====== Supplied material ======
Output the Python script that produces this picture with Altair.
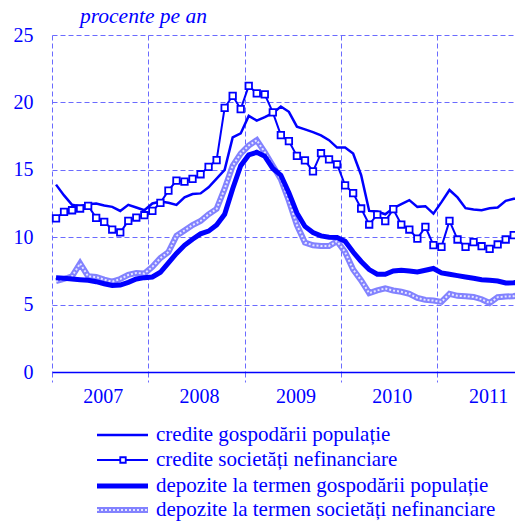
import altair as alt
import pandas as pd

# ---------------- data (monthly, Jan 2007 - Nov 2011) ----------------
credite_gosp = [13.9, 13.1, 12.4, 12.3, 12.45, 12.5, 12.35, 12.25, 11.95, 12.4, 12.2, 12.0,
                12.5, 12.65, 12.55, 12.4, 12.95, 13.2, 13.25, 13.7, 14.35, 15.0, 17.4, 17.7,
                19.0, 18.65, 18.9, 19.2, 19.7, 19.3, 18.2, 18.0, 17.8, 17.55, 17.2, 16.65,
                16.65, 16.2, 14.6, 11.95, 11.9, 11.7, 12.15, 12.45, 12.75, 12.25, 12.3, 11.75,
                12.6, 13.5, 12.95, 12.15, 12.05, 12.0, 12.15, 12.2, 12.7, 12.85, 12.9]
credite_soc = [11.4, 11.88, 12.0, 12.13, 12.33, 11.43, 11.14, 10.57, 10.35, 11.21, 11.46, 11.63,
               11.95, 12.55, 13.45, 14.2, 14.12, 14.33, 14.67, 15.22, 15.72, 19.6, 20.49, 19.5,
               21.23, 20.67, 20.6, 19.26, 17.57, 17.13, 16.03, 15.7, 14.88, 16.23, 15.77, 15.41,
               13.85, 13.27, 12.13, 10.94, 11.68, 11.19, 12.08, 10.94, 10.57, 9.9, 10.77, 9.41,
               9.28, 11.21, 9.83, 9.28, 9.63, 9.33, 9.13, 9.46, 9.83, 10.15, 10.15]
depozite_gosp = [7.0, 6.95, 6.9, 6.85, 6.8, 6.7, 6.55, 6.42, 6.45, 6.65, 6.9, 7.0,
                 7.05, 7.4, 8.1, 8.8, 9.4, 9.85, 10.25, 10.45, 10.9, 11.7, 13.6, 15.3,
                 16.1, 16.3, 16.0, 15.1, 14.6, 13.3, 11.8, 10.8, 10.35, 10.1, 10.0, 9.98,
                 9.7, 8.9, 8.2, 7.6, 7.25, 7.25, 7.5, 7.55, 7.5, 7.42, 7.55, 7.68,
                 7.35, 7.25, 7.15, 7.05, 6.95, 6.85, 6.8, 6.75, 6.6, 6.62, 6.68]
depozite_soc = [6.75, 6.9, 7.1, 8.05, 7.1, 7.05, 6.85, 6.7, 6.9, 7.2, 7.35, 7.3,
                7.8, 8.45, 8.9, 10.1, 10.5, 10.9, 11.2, 11.7, 12.1, 13.6, 15.3, 16.2,
                16.8, 17.2, 16.3, 15.3, 14.3, 12.7, 10.9, 9.6, 9.4, 9.35, 9.35, 9.7,
                8.9, 7.6, 6.8, 5.85, 6.05, 6.2, 6.05, 5.95, 5.8, 5.5, 5.35, 5.3,
                5.2, 5.8, 5.65, 5.62, 5.57, 5.4, 5.12, 5.55, 5.6, 5.62, 5.8]
years = ["2007", "2008", "2009", "2010", "2011"]
y_ticks = [0, 5, 10, 15, 20, 25]
legend_labels = ["credite gospodării populație",
                 "credite societăți nefinanciare",
                 "depozite la termen gospodării populație",
                 "depozite la termen societăți nefinanciare"]
unit_title = "procente pe an"

# ---------------- tables ----------------
n = len(credite_gosp)
df = pd.DataFrame({
    "t": [i + 0.5 for i in range(n)],
    "cg": credite_gosp,
    "cs": credite_soc,
    "dg": depozite_gosp,
    "ds": depozite_soc,
})
df_years = pd.DataFrame({"tc": [6 + 12 * k for k in range(len(years))], "year": years})

BLUE = "#0000ff"
GRID = "#6b6bff"
FONT = "Liberation Serif"
W, H = 463, 337
MONTH_PX = 8.03

xscale = alt.Scale(domain=[0, W / MONTH_PX], nice=False, zero=False)
yscale = alt.Scale(domain=[0, 25], nice=False, zero=True)
xaxis = alt.Axis(values=[0, 12, 24, 36, 48], grid=True, gridDash=[5, 3], gridColor=GRID,
                 gridWidth=1, ticks=True, tickSize=10, tickDash=[5, 3], tickColor=GRID,
                 labels=False, domain=True, domainColor=BLUE, domainWidth=1.5, title=None)
yaxis = alt.Axis(values=y_ticks, grid=True, gridDash=[5, 3], gridColor=GRID, gridWidth=1,
                 ticks=False, domain=False, labelFont=FONT, labelFontSize=20,
                 labelColor=BLUE, labelPadding=19, title=None)


def X(field="t"):
    return alt.X(f"{field}:Q", scale=xscale, axis=xaxis)


def Y(field):
    return alt.Y(f"{field}:Q", scale=yscale, axis=yaxis)


base = alt.Chart(df)

l_ds = base.mark_line(color="#8282ff", strokeWidth=6).encode(x=X(), y=Y("ds"))
l_ds2 = base.mark_line(color="white", strokeWidth=2, strokeDash=[2, 2], opacity=0.8).encode(x=X(), y=Y("ds"))
l_dg = base.mark_line(color=BLUE, strokeWidth=5).encode(x=X(), y=Y("dg"))
l_cg = base.mark_line(color=BLUE, strokeWidth=2.5).encode(x=X(), y=Y("cg"))
l_cs = base.mark_line(color=BLUE, strokeWidth=2).encode(x=X(), y=Y("cs"))
p_cs = base.mark_point(shape="square", filled=True, fill="white", stroke=BLUE,
                       strokeWidth=1.8, size=42, opacity=1).encode(x=X(), y=Y("cs"))

year_text = alt.Chart(df_years).mark_text(font=FONT, fontSize=20, color=BLUE,
                                          baseline="middle", align="center", dx=3).encode(
    x=X("tc"), y=alt.value(H + 25), text="year:N")

title_text = alt.Chart(pd.DataFrame({"s": [unit_title]})).mark_text(
    font=FONT, fontSize=21.5, fontStyle="italic", color=BLUE, align="left",
    baseline="alphabetic").encode(x=alt.value(28), y=alt.value(-12), text="s:N")

# ---------------- legend ----------------
rows_y = [400, 425, 451, 475]
LX1, LX2, TX = 45, 96, 104
leg = []
for k, lab in enumerate(legend_labels):
    d = pd.DataFrame({"label": [lab]})
    c = alt.Chart(d)
    yv = alt.value(rows_y[k])
    if k == 0:
        leg.append(c.mark_rule(color=BLUE, strokeWidth=2.5).encode(x=alt.value(LX1), x2=alt.value(LX2), y=yv))
    elif k == 1:
        leg.append(c.mark_rule(color=BLUE, strokeWidth=2).encode(x=alt.value(LX1), x2=alt.value(LX2), y=yv))
        leg.append(c.mark_point(shape="square", filled=True, fill="white", stroke=BLUE,
                                strokeWidth=1.8, size=30, opacity=1).encode(x=alt.value(71), y=yv))
    elif k == 2:
        leg.append(c.mark_rule(color=BLUE, strokeWidth=5).encode(x=alt.value(LX1), x2=alt.value(LX2), y=yv))
    else:
        leg.append(c.mark_rule(color="#8282ff", strokeWidth=6).encode(x=alt.value(LX1), x2=alt.value(LX2), y=yv))
        leg.append(c.mark_rule(color="white", strokeWidth=2, strokeDash=[2, 2], opacity=0.8).encode(
            x=alt.value(LX1), x2=alt.value(LX2), y=yv))
    leg.append(c.mark_text(font=FONT, fontSize=21, color=BLUE, align="left", baseline="middle").encode(
        x=alt.value(TX), y=yv, text="label:N"))

chart = alt.layer(l_ds, l_ds2, l_dg, l_cg, l_cs, p_cs, year_text, title_text, *leg).properties(
    width=W, height=H,
    autosize=alt.AutoSizeParams(type="none"),
    padding={"left": 44, "top": 27, "right": 0, "bottom": 149},
    background="white",
).configure_view(stroke=None)

chart.save("out.html", embed_options={"renderer": "svg", "actions": False})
======
What you will do:
Transcribe exactly, with no pictures, the lines running from the first line of the material through the line holding "import pandas as pd".

Task result:
Output the Python script that produces this picture with Altair.
import altair as alt
import pandas as pd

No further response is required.